Mungkin dijawab bahwa hal itu dikarenakan bulan Muharram termasuk diantara
bulan-bulan haram yang Allah diharamkan padanya berperang, disamping itu bulan
Muharram adalah bulan perdana dalam setahun maka disandarkan padanya lafzhul
Jalalah (lafazh Allah) sebagai bentuk pengkhususan baginya dan tidak ada bulan
lain yang Nabi Muhammad shallallohu alaihi wasallam sandarkan kepadanya lafzhul
Jalalah melainkan bulan Muharram” (4)
As
Suyuthi mengatakan: Dinamakan syahrullah – sementara bulan yang lain tak
mendapat gelar ini – karena nama bulan ini “Al Muharram” nama nama islami.

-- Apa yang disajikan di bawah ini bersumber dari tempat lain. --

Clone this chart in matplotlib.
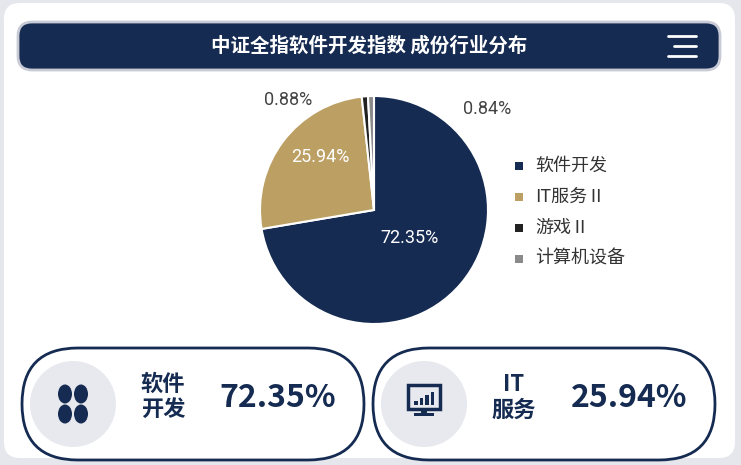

Berbeda dgn bulan-bulan lainnya. Nama-nama bulan lainnya sudah ada di zaman
jahiliyah. Sementara dulu, orang jahiliyah menyebut bulan Muharram ini dgn nama
: Shafar Awwal. Kemudian ketika islam datanng, Allah ganti nama bulan ini dgn
Al Muharram, sehingga nama bulan ini Allah sandarkan kepada dirinya
(Syahrullah). (5)
Bulan
ini juga sering dinamakan: Syahrullah Al Asham (Bulan Allah yang Sunyi).
Dinamakan demikian, karena sangat terhormatnya bulan ini (6).
karena itu, tak boleh ada sedikitpun riak & konflik di bulan ini.
3. Amalan Yang
Dianjurkan di Bulan Muharram
Sebagaimana telah disebutkan di atas
dari perkataan Qatadah rahimahulloh bahwa amalan sholeh dilipatgandakan
pahalanya di bulan-bulan haram, dengan demikian secara umum segala jenis kebaikan
dianjurkan untuk diperbanyak dan ditingkatkan kualitasnya di bulan Muharram.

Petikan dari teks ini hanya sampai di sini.